--- Objective ---
Transcribe exactly the lines from the one containing "Rebuild this chart" through the one containing "ax = fig.add_axes([0, 0, 1, 1])", both included, and leave out any pictures.

--- Given data ---
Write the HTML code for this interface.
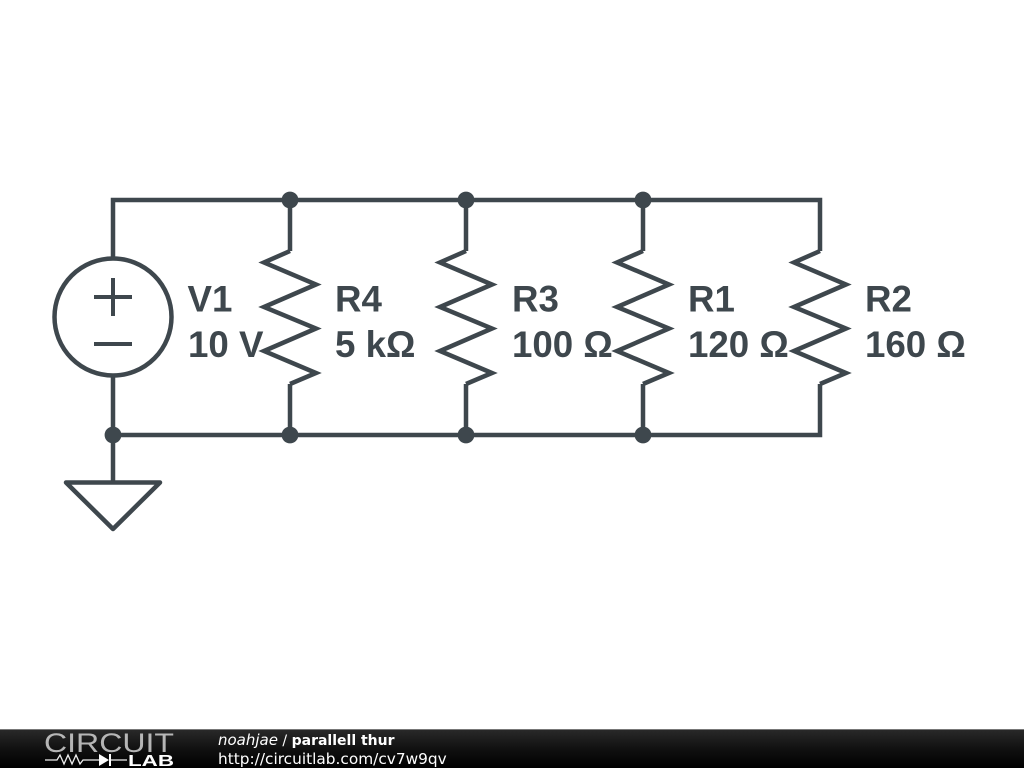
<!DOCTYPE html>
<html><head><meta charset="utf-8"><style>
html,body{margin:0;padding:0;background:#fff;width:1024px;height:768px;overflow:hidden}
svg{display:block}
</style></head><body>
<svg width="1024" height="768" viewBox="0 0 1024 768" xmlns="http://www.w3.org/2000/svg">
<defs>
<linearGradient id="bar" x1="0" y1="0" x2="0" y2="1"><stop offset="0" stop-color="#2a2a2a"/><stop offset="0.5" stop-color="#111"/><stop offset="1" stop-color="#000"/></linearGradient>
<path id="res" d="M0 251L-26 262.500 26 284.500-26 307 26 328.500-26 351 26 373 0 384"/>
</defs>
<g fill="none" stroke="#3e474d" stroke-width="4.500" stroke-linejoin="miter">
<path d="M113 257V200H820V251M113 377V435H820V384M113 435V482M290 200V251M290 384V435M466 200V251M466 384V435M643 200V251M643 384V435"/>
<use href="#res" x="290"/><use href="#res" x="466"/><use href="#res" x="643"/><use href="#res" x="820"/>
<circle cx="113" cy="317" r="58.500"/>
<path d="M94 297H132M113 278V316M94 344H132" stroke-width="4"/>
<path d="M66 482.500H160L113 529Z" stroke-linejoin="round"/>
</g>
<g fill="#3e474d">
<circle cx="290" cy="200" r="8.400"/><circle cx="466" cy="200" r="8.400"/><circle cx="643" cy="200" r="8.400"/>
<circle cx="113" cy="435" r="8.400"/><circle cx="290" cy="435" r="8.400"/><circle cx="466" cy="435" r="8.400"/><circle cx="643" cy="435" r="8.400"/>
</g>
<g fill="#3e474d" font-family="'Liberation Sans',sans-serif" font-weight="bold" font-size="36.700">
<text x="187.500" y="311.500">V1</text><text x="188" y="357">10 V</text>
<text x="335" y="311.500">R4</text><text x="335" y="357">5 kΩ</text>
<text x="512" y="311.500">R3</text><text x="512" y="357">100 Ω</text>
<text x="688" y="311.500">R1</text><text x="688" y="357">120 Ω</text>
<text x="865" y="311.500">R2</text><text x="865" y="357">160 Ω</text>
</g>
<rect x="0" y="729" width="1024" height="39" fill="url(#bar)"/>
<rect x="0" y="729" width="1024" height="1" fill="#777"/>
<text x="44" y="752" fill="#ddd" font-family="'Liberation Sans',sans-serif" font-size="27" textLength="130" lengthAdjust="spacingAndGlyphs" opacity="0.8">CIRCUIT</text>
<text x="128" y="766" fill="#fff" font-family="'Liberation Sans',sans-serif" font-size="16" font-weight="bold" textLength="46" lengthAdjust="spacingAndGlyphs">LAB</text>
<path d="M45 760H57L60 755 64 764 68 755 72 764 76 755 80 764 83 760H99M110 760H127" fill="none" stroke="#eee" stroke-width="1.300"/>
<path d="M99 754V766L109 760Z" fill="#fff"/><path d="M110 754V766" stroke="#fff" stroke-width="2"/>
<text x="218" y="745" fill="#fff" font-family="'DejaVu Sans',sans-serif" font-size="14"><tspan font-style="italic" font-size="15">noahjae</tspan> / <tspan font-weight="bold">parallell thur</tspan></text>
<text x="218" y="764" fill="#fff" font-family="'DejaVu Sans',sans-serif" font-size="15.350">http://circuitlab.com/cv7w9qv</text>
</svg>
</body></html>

...

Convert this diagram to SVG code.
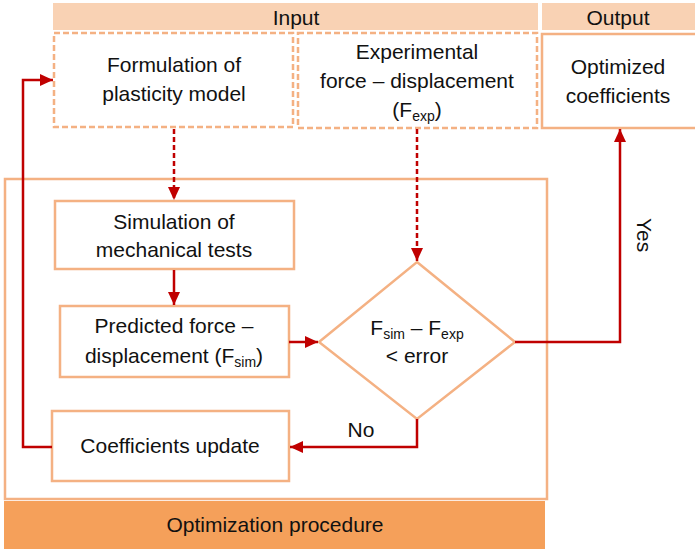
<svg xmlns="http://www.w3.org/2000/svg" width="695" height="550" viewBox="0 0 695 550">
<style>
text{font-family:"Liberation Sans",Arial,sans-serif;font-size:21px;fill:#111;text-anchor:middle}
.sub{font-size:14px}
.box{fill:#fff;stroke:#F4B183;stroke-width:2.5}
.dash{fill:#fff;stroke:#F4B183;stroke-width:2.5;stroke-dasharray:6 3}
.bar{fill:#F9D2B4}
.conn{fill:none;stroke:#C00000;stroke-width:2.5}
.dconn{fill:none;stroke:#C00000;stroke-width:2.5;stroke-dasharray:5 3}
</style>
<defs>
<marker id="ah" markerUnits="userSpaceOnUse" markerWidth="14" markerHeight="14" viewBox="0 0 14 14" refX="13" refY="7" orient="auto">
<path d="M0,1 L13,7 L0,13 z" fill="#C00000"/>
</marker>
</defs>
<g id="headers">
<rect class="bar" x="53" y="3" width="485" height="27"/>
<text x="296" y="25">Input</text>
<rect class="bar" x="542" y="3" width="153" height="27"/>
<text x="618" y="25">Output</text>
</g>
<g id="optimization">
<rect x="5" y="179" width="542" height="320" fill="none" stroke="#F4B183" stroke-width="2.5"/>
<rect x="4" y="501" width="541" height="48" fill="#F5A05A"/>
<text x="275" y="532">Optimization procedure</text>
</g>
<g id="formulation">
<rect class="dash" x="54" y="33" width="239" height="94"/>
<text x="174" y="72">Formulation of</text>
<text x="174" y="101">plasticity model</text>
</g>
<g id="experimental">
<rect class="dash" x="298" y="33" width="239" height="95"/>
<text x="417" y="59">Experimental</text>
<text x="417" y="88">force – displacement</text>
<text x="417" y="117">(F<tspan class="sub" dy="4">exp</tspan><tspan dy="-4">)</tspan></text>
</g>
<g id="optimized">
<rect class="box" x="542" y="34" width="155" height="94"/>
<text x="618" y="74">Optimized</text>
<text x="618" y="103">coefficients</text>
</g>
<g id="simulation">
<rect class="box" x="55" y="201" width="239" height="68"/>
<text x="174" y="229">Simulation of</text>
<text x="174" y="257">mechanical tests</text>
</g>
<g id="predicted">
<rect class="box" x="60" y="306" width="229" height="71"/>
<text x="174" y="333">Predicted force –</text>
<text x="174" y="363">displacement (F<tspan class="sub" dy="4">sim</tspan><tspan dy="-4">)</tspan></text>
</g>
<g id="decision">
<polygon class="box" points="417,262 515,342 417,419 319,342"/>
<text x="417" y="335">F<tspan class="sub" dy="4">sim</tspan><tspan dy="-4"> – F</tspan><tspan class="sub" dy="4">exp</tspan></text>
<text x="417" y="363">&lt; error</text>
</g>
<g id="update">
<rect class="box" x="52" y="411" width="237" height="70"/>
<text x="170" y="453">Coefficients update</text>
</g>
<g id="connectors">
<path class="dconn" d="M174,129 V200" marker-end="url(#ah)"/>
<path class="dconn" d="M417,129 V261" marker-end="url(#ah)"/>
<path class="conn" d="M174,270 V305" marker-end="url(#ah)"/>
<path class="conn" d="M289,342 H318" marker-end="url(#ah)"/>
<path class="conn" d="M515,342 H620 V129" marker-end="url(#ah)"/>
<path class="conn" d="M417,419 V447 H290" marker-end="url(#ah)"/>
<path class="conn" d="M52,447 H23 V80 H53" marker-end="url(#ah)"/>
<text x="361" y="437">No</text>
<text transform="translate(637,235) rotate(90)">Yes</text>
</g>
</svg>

* * *

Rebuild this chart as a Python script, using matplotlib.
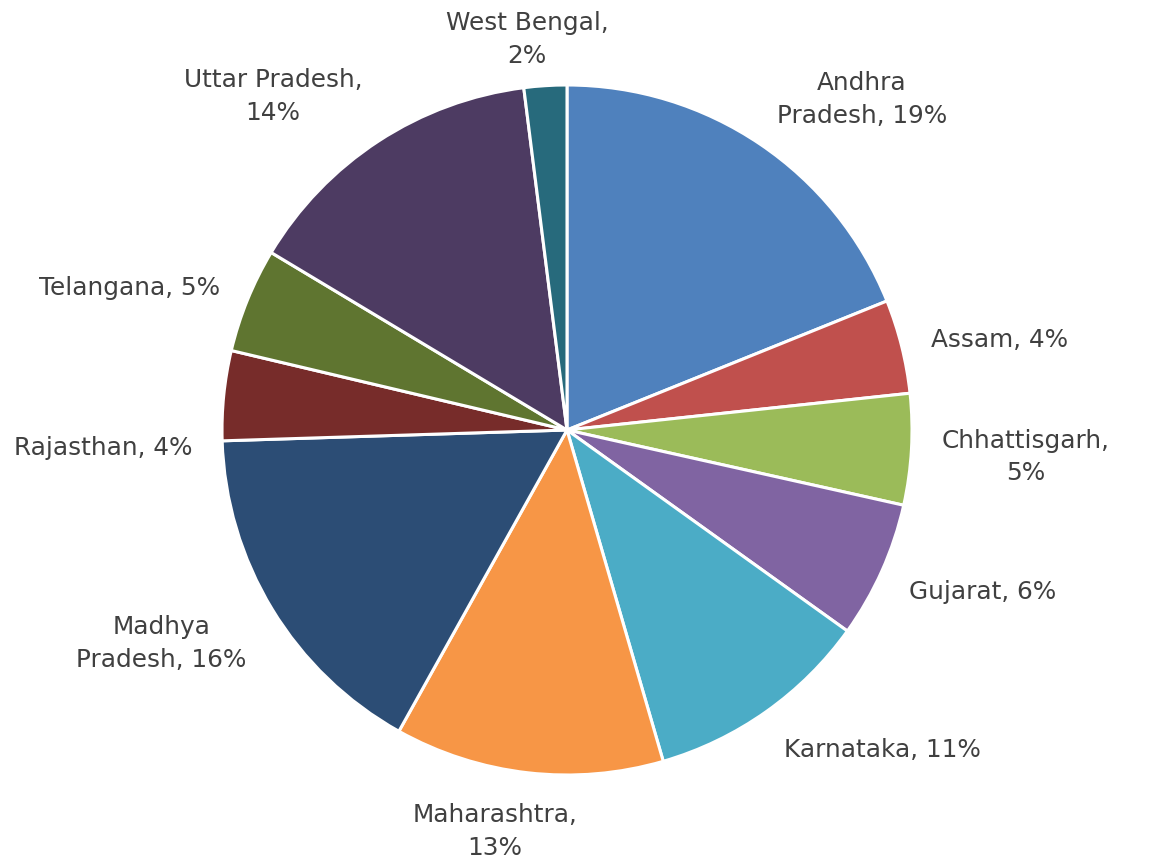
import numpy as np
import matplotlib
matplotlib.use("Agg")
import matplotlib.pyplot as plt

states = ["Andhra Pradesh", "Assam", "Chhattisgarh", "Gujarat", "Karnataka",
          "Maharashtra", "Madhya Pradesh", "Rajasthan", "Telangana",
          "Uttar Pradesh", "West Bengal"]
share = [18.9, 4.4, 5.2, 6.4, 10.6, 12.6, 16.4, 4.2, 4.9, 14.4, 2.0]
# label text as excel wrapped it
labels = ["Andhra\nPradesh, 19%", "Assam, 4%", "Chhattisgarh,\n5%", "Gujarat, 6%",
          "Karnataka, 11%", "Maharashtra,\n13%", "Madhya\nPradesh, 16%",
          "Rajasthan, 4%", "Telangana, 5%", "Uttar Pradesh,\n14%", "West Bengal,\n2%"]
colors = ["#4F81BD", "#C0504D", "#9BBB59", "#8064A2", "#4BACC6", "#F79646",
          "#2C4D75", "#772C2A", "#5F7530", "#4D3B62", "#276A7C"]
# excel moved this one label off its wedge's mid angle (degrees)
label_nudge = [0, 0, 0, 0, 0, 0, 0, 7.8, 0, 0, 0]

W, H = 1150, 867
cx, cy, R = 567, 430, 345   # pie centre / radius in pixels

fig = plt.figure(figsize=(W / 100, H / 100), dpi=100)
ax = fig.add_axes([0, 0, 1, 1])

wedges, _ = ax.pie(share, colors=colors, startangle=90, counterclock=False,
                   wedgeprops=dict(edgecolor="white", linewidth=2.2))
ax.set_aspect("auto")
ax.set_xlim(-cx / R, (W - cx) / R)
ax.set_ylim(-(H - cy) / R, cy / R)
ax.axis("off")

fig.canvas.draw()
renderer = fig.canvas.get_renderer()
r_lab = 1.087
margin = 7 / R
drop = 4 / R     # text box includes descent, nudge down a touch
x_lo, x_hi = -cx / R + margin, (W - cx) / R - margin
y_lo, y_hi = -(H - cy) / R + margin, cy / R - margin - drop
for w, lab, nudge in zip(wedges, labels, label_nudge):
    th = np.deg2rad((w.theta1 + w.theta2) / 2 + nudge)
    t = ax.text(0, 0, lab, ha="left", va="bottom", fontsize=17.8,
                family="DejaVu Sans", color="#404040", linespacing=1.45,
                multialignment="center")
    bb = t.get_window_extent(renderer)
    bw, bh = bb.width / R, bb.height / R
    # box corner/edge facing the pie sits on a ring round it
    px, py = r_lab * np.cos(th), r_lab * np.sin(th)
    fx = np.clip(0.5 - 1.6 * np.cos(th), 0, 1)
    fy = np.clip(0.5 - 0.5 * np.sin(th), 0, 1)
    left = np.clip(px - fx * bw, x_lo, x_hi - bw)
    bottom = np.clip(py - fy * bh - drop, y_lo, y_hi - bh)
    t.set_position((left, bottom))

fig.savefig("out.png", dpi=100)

--- Exercise answer ---
Rebuild this chart as a Python script, using matplotlib.
import numpy as np
import matplotlib
matplotlib.use("Agg")
import matplotlib.pyplot as plt

states = ["Andhra Pradesh", "Assam", "Chhattisgarh", "Gujarat", "Karnataka",
          "Maharashtra", "Madhya Pradesh", "Rajasthan", "Telangana",
          "Uttar Pradesh", "West Bengal"]
share = [18.9, 4.4, 5.2, 6.4, 10.6, 12.6, 16.4, 4.2, 4.9, 14.4, 2.0]
# label text as excel wrapped it
labels = ["Andhra\nPradesh, 19%", "Assam, 4%", "Chhattisgarh,\n5%", "Gujarat, 6%",
          "Karnataka, 11%", "Maharashtra,\n13%", "Madhya\nPradesh, 16%",
          "Rajasthan, 4%", "Telangana, 5%", "Uttar Pradesh,\n14%", "West Bengal,\n2%"]
colors = ["#4F81BD", "#C0504D", "#9BBB59", "#8064A2", "#4BACC6", "#F79646",
          "#2C4D75", "#772C2A", "#5F7530", "#4D3B62", "#276A7C"]
# excel moved this one label off its wedge's mid angle (degrees)
label_nudge = [0, 0, 0, 0, 0, 0, 0, 7.8, 0, 0, 0]

W, H = 1150, 867
cx, cy, R = 567, 430, 345   # pie centre / radius in pixels

fig = plt.figure(figsize=(W / 100, H / 100), dpi=100)
ax = fig.add_axes([0, 0, 1, 1])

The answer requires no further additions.